**Task prompt**
Nothing outside the range from the line with "Reproduce this chart" to the line with "bin_edges = [0.5, 1.5, 2.5, 3.5]" belongs in the copy, and no pictures do either; repeat that range exactly.

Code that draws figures

• • •

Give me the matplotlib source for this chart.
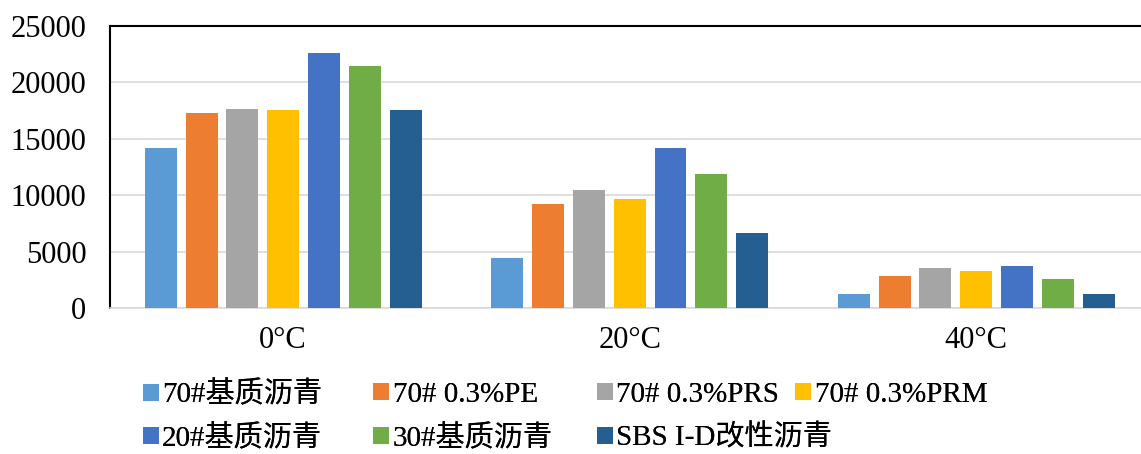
import numpy as np
import matplotlib.pyplot as plt

plt.rcParams['font.family'] = ['Liberation Serif', 'Noto Sans CJK SC']

temps = ['0°C', '20°C', '40°C']
series = ['70#基质沥青', '70# 0.3%PE', '70# 0.3%PRS', '70# 0.3%PRM',
          '20#基质沥青', '30#基质沥青', 'SBS I-D改性沥青']
colors = ['#5B9BD5', '#ED7D31', '#A5A5A5', '#FFC000',
          '#4472C4', '#70AD47', '#255E91']

base70 = [14150, 4460, 1210]
pe = [17320, 9220, 2870]
prs = [17640, 10430, 3520]
prm = [17540, 9660, 3310]
base20 = [22600, 14160, 3750]
base30 = [21500, 11880, 2540]
sbs = [17540, 6680, 1210]
values = [base70, pe, prs, prm, base20, base30, sbs]

fig = plt.figure(figsize=(11.41, 4.54), dpi=100)
ax = fig.add_axes([0.0964, 0.3216, 0.911, 0.621])

x = np.arange(len(temps))
pitch = 0.1178
width = 0.092
bars = []
for i, (vals, c) in enumerate(zip(values, colors)):
    b = ax.bar(x + (i - 3) * pitch, vals, width, color=c, zorder=3,
               label=series[i])
    bars.append(b)

ax.set_xlim(-0.5, 2.5)
ax.set_ylim(0, 25000)
ax.set_yticks(range(0, 25001, 5000))
ax.set_xticks(x)
ax.set_xticklabels(temps)
ax.tick_params(axis='both', length=0, labelsize=22)
ax.tick_params(axis='y', pad=17)
ax.tick_params(axis='x', pad=13)
ax.grid(axis='y', color='#D9D9D9', linewidth=1.2, zorder=0)

for s in ['left', 'top']:
    ax.spines[s].set_color('black')
    ax.spines[s].set_linewidth(1.5)
ax.spines['right'].set_visible(False)
ax.spines['bottom'].set_color('#D9D9D9')
ax.spines['bottom'].set_linewidth(1.2)

# legend entries laid out in two rows under the plot
leg_kw = dict(frameon=False, fontsize=21, handlelength=0.55, handleheight=0.55,
              handletextpad=0.12, borderpad=0, borderaxespad=0, loc='center left')
row1_x = [0.125, 0.327, 0.523, 0.697]
row2_x = [0.125, 0.327, 0.523]
for b, s, xp in zip(bars[:4], series[:4], row1_x):
    fig.add_artist(fig.legend([b], [s], bbox_to_anchor=(xp, 0.13), **leg_kw))
for b, s, xp in zip(bars[4:], series[4:], row2_x):
    fig.add_artist(fig.legend([b], [s], bbox_to_anchor=(xp, 0.035), **leg_kw))

fig.savefig('out.png', dpi=100)
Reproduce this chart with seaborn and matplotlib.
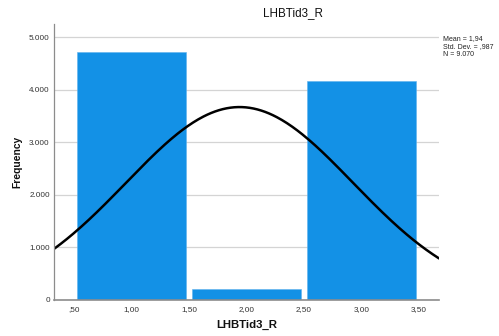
import numpy as np
import pandas as pd
import seaborn as sns
import matplotlib
matplotlib.use("Agg")
import matplotlib.pyplot as plt

# Response categories and their frequencies
categories = [1, 2, 3]
frequencies = [4710, 200, 4160]
bin_edges = [0.5, 1.5, 2.5, 3.5]

x_ticks = [0.5, 1.0, 1.5, 2.0, 2.5, 3.0, 3.5]
x_tick_labels = [",50", "1,00", "1,50", "2,00", "2,50", "3,00", "3,50"]
y_ticks = [0, 1000, 2000, 3000, 4000, 5000]
y_tick_labels = ["0", "1.000", "2.000", "3.000", "4.000", "5.000"]

sns.set_theme(style="white")
plt.rcParams["font.family"] = ["Liberation Sans", "DejaVu Sans"]

df = pd.DataFrame({"value": categories, "count": frequencies})
n = df["count"].sum()
mean = np.average(df["value"], weights=df["count"])
sd = np.sqrt(np.sum(df["count"] * (df["value"] - mean) ** 2) / (n - 1))

fig = plt.figure(figsize=(4.99, 3.36), dpi=100)
ax = fig.add_axes([0.1082, 0.1086, 0.7716, 0.82])

ax.set_xlim(0.326, 3.674)
ax.set_ylim(0, 5248)
ax.set_yticks(y_ticks)
ax.set_yticklabels(y_tick_labels)
ax.set_xticks(x_ticks)
ax.set_xticklabels(x_tick_labels)
ax.yaxis.grid(True, color="#d4d4d4", linewidth=0.9)
ax.set_axisbelow(True)

sns.histplot(data=df, x="value", weights="count", bins=bin_edges, shrink=0.94,
             color="#1391e6", alpha=1.0, edgecolor="#5fb2ee", linewidth=0.4, ax=ax)

# Normal curve scaled to the histogram (bin width 1)
xs = np.linspace(0.326, 3.674, 300)
curve = pd.DataFrame({"x": xs,
                      "y": n * 1.0 / (sd * np.sqrt(2 * np.pi)) * np.exp(-0.5 * ((xs - mean) / sd) ** 2)})
sns.lineplot(data=curve, x="x", y="y", color="black", linewidth=1.8, ax=ax)

for side in ["top", "right"]:
    ax.spines[side].set_visible(False)
ax.spines["left"].set_color("#8c8c8c")
ax.spines["bottom"].set_color("#8c8c8c")
ax.spines["left"].set_linewidth(0.9)
ax.spines["bottom"].set_linewidth(1.2)
ax.tick_params(axis="both", length=0, labelsize=5.9, labelcolor="#333333", pad=3.0)
ax.tick_params(axis="x", pad=4.5)

ax.set_xlabel("LHBTid3_R", fontsize=8.2, fontweight="bold", color="#111111", labelpad=5)
ax.set_ylabel("Frequency", fontsize=7.4, fontweight="bold", color="#111111", labelpad=5)

fig.text(0.587, 0.961, "LHBTid3_R", ha="center", va="center", fontsize=8.4, color="#111111")
fig.text(0.888, 0.895,
         "Mean = 1,94\nStd. Dev. = ,987\nN = 9.070",
         ha="left", va="top", fontsize=5.0, color="#222222", linespacing=1.15)

fig.savefig("out.png", dpi=100)
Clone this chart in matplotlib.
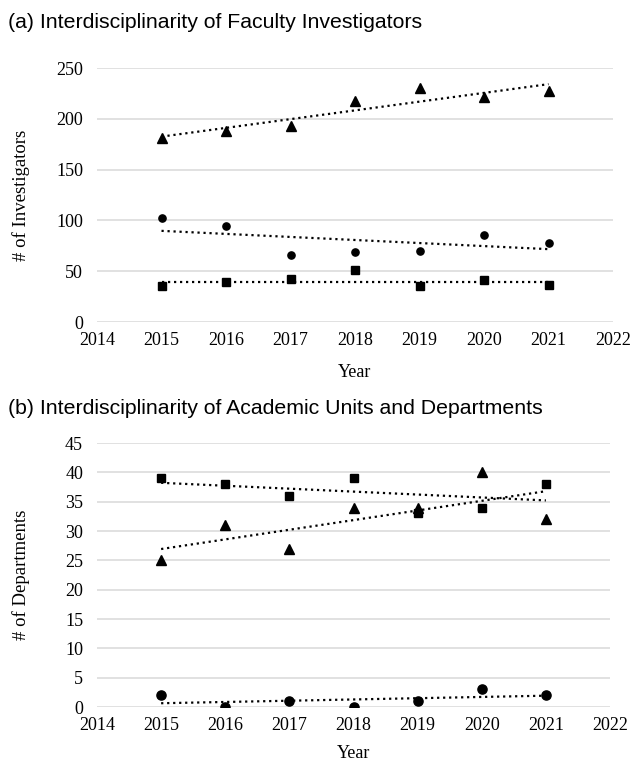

• • •

**Completed exercise**
Reproduce this chart with seaborn and matplotlib.
import numpy as np
import pandas as pd
import seaborn as sns
import matplotlib
matplotlib.use("Agg")
import matplotlib.pyplot as plt

# Response categories and their frequencies
categories = [1, 2, 3]
frequencies = [4710, 200, 4160]
bin_edges = [0.5, 1.5, 2.5, 3.5]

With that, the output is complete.